Is this series convergent or divergent.

[nothingkwt]

Homework Statement

Ʃ ne^(-n2)

Homework Equations

The Attempt at a Solution

I used the ratio test and wanted to know if the way I did it is correct or not

|a_(n+1) / a_(n)|

n+1 (e^{(-n2 -2n-1)}) / n e^(-n2)

Now e^{-n^2} cancels and we get

lim_n→∞ n+1/n * 1/(e²ⁿ)(e)

After you take the limits you get (1)*0 = 0 < 1 so it's convergent

 

[pasmith]

Homework Statement

Ʃ ne^(-n2)

Homework Equations

The Attempt at a Solution

I used the ratio test and wanted to know if the way I did it is correct or not

|a_(n+1) / a_(n)|

(n+1) (e^{(-n2 -2n-1)}) / (n e^(-n2))

Now e^{-n^2} cancels and we get

lim_n→∞ (n+1)/n * 1/((e²ⁿ)(e))

After you take the limits you get (1)*0 = 0 < 1 so it's convergent

I have added your missing brackets. Aside from that your working is correct.

 

[Curious3141]

Homework Statement

Ʃ ne^(-n2)

Homework Equations

The Attempt at a Solution

I used the ratio test and wanted to know if the way I did it is correct or not

|a_(n+1) / a_(n)|

n+1 (e^{(-n2 -2n-1)}) / n e^(-n2)

Now e^{-n^2} cancels and we get

lim_n→∞ n+1/n * 1/(e²ⁿ)(e)

After you take the limits you get (1)*0 = 0 < 1 so it's convergent

Sure, this works. But this sum looks almost purpose-built for the integral test. Try it (if you're allowed to use it).

 

[nothingkwt]

Sure, this works. But this sum looks almost purpose-built for the integral test. Try it (if you're allowed to use it).

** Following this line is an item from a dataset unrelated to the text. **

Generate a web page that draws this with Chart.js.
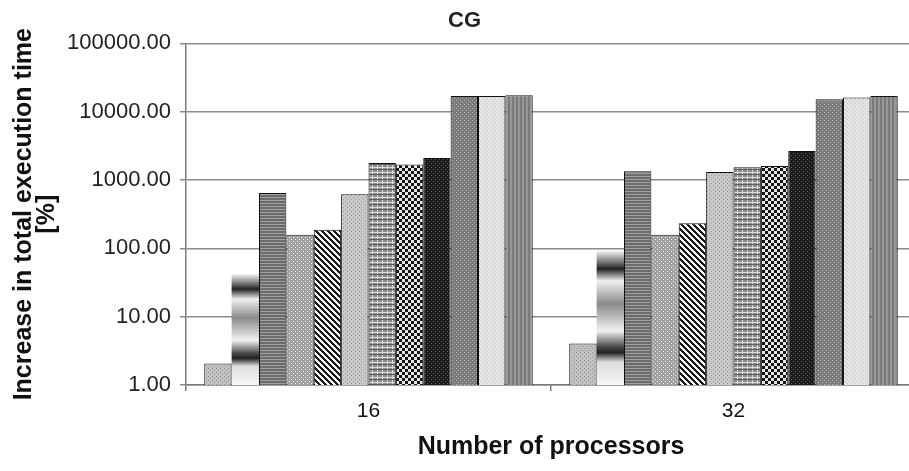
<!DOCTYPE html>
<html>
<head>
<meta charset="utf-8">
<script src="https://cdn.jsdelivr.net/npm/chart.js@4.4.0/dist/chart.umd.min.js"></script>
<style>
  html, body { margin: 0; padding: 0; background: #fff; overflow: hidden; }
  #wrap { position: relative; width: 918px; height: 471px; }
</style>
</head>
<body>
<div id="wrap"><canvas id="chart"></canvas></div>
<script>
// categories (number of processors)
const categories = ['16', '32'];
// one value per bar, left to right, for each category
const values16 = [2.06, 43, 646, 158, 187, 620, 1780, 1690, 2110, 17000, 17000, 17400];
const values32 = [4.04, 95, 1346, 158, 234, 1315, 1540, 1600, 2650, 15200, 16100, 17000];
const yTicks = [1, 10, 100, 1000, 10000, 100000];

// small tiled fills that mimic the grey hatch patterns of the original
function makePattern(w, h, draw) {
  const c = document.createElement('canvas');
  c.width = w; c.height = h;
  const g = c.getContext('2d');
  draw(g);
  return g.createPattern(c, 'repeat');
}
function dots(bg, fg, pts, w, h) {
  return makePattern(w || 4, h || 4, g => {
    g.fillStyle = bg; g.fillRect(0, 0, w || 4, h || 4);
    g.fillStyle = fg;
    pts.forEach(p => g.fillRect(p[0], p[1], 1, 1));
  });
}

const pLight = dots('#c0c0c0', '#949494', [[0, 0], [2, 2]]);
const pHStripe = makePattern(2, 3, g => {
  g.fillStyle = '#6c6c6c'; g.fillRect(0, 0, 2, 3);
  g.fillStyle = '#a0a0a0'; g.fillRect(0, 2, 2, 1);
});
const pDotMid = dots('#a2a2a2', '#eeeeee', [[1, 1], [3, 3]]);
const pDiag = makePattern(6, 6, g => {
  for (let x = 0; x < 6; x++) for (let y = 0; y < 6; y++) {
    g.fillStyle = ((x - y + 6) % 6) < 3 ? '#1a1a1a' : '#f4f4f4';
    g.fillRect(x, y, 1, 1);
  }
});
const pLight2 = dots('#c8c8c8', '#9a9a9a', [[1, 1], [3, 3]]);
const pPlaid = makePattern(5, 5, g => {
  g.fillStyle = '#8a8a8a'; g.fillRect(0, 0, 5, 5);
  g.fillStyle = '#dcdcdc'; g.fillRect(0, 2, 5, 1); g.fillRect(2, 0, 1, 5);
  g.fillStyle = '#5e5e5e'; g.fillRect(0, 4, 5, 1);
});
const pCheck = makePattern(6, 6, g => {
  g.fillStyle = '#e8e8e8'; g.fillRect(0, 0, 6, 6);
  g.fillStyle = '#141414'; g.fillRect(0, 0, 3, 3); g.fillRect(3, 3, 3, 3);
});
const pDark = dots('#1c1c1c', '#5a5a5a', [[1, 1], [3, 3]]);
const pDarkGrey = dots('#7a7a7a', '#b4b4b4', [[0, 0], [2, 2]]);
const pPale = dots('#e4e4e4', '#c2c2c2', [[1, 1], [3, 3]]);
const pVStripe = makePattern(4, 1, g => {
  g.fillStyle = '#7a7a7a'; g.fillRect(0, 0, 2, 1);
  g.fillStyle = '#979797'; g.fillRect(2, 0, 2, 1);
});

// banded grey gradient fill, stretched over each bar's own height
function bandFill(ctx) {
  const chart = ctx.chart;
  if (ctx.type !== 'data' || !chart.chartArea) return '#bbbbbb';
  const y = chart.scales.y;
  const top = y.getPixelForValue(ctx.raw);
  const bottom = y.getPixelForValue(y.min);
  const gr = chart.ctx.createLinearGradient(0, top, 0, bottom);
  gr.addColorStop(0, '#ffffff');
  gr.addColorStop(0.1, '#666666');
  gr.addColorStop(0.14, '#222222');
  gr.addColorStop(0.23, '#f0f0f0');
  gr.addColorStop(0.4, '#8a8a8a');
  gr.addColorStop(0.6, '#f2f2f2');
  gr.addColorStop(0.72, '#444444');
  gr.addColorStop(0.76, '#222222');
  gr.addColorStop(0.83, '#dddddd');
  gr.addColorStop(1, '#f6f6f6');
  return gr;
}

const fills = [pLight, bandFill, pHStripe, pDotMid, pDiag, pLight2, pPlaid, pCheck, pDark, pDarkGrey, pPale, pVStripe];

const datasets = values16.map((v, i) => ({
  label: 'Series ' + (i + 1),
  data: [values16[i], values32[i]],
  backgroundColor: fills[i],
  borderColor: '#111111',
  borderWidth: i === 1 ? 0 : 1,
  categoryPercentage: 0.9,
  barPercentage: 1.0
}));

new Chart(document.getElementById('chart'), {
  type: 'bar',
  data: { labels: categories, datasets: datasets },
  options: {
    responsive: true,
    maintainAspectRatio: false,
    animation: false,
    layout: { padding: { left: 13, right: 2, top: 0, bottom: 9 } },
    plugins: {
      legend: { display: false },
      tooltip: { enabled: false },
      title: {
        display: true,
        text: 'CG',
        color: '#222',
        font: { family: 'Liberation Sans, Arial, sans-serif', size: 22, weight: 'bold' },
        padding: { top: 8, bottom: 9 }
      }
    },
    scales: {
      x: {
        border: { color: '#7a7a7a', width: 1.5 },
        grid: { display: true, drawOnChartArea: false, offset: true, tickLength: 6, color: '#7a7a7a', lineWidth: 1.5 },
        ticks: { color: '#111', padding: 10, font: { family: 'Liberation Sans, Arial, sans-serif', size: 21, lineHeight: 1.0 } },
        title: {
          display: true,
          text: 'Number of processors',
          color: '#111',
          font: { family: 'Liberation Sans, Arial, sans-serif', size: 25, weight: 'bold' },
          padding: { top: 0, bottom: 0 }
        }
      },
      y: {
        type: 'logarithmic',
        min: 1,
        max: 100000,
        border: { color: '#7a7a7a', width: 1.5 },
        grid: { color: '#8c8c8c', lineWidth: 1.5, tickLength: 6 },
        afterBuildTicks: scale => { scale.ticks = yTicks.map(v => ({ value: v })); },
        ticks: {
          color: '#222',
          padding: 9,
          font: { family: 'Liberation Sans, Arial, sans-serif', size: 22 },
          callback: v => Number(v).toFixed(2)
        },
        title: {
          display: true,
          text: ['Increase in total execution time', '[%]'],
          color: '#111',
          font: { family: 'Liberation Sans, Arial, sans-serif', size: 25, weight: 'bold', lineHeight: 0.9 },
          padding: 0
        }
      }
    }
  }
});
</script>
</body>
</html>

I am actually but I just wanted to see if the ratio test worked

Thanks for the replies!

 

[Ray Vickson]

Homework Statement

Ʃ ne^(-n2)

Homework Equations

The Attempt at a Solution

I used the ratio test and wanted to know if the way I did it is correct or not

|a_(n+1) / a_(n)|

n+1 (e^{(-n2 -2n-1)}) / n e^(-n2)

Now e^{-n^2} cancels and we get

lim_n→∞ n+1/n * 1/(e²ⁿ)(e)

After you take the limits you get (1)*0 = 0 < 1 so it's convergent

You really need to learn how to write in ASCII---in particular, you need to use brackets. Your first equation AS WRITTEN says
\left|\frac{a_{n+1}}{a_n}\right| = n +1 \frac{e^{-n^2-2n-1}}{n} e^{-n^2}.
Your second formula reads as
\lim_{n \to \infty} n + \frac{1}{n} \frac{1}{e^{2n}} e
I hope these are not what you mean. I hope you intended the first one to be
\left|\frac{a_{n+1}}{a_n}\right| = \frac{(n+1)e^{-n^2-2n-1}}{n e^{-n^2}},
etc. To make sure this happens you need parentheses!

 

[nothingkwt]

You really need to learn how to write in ASCII---in particular, you need to use brackets. Your first equation AS WRITTEN says
\left|\frac{a_{n+1}}{a_n}\right| = n +1 \frac{e^{-n^2-2n-1}}{n} e^{-n^2}.
Your second formula reads as
\lim_{n \to \infty} n + \frac{1}{n} \frac{1}{e^{2n}} e
I hope these are not what you mean. I hope you intended the first one to be
\left|\frac{a_{n+1}}{a_n}\right| = \frac{(n+1)e^{-n^2-2n-1}}{n e^{-n^2}},
etc. To make sure this happens you need parentheses!

Yeah I'm not very good with ASCII I'm still learning how to use them.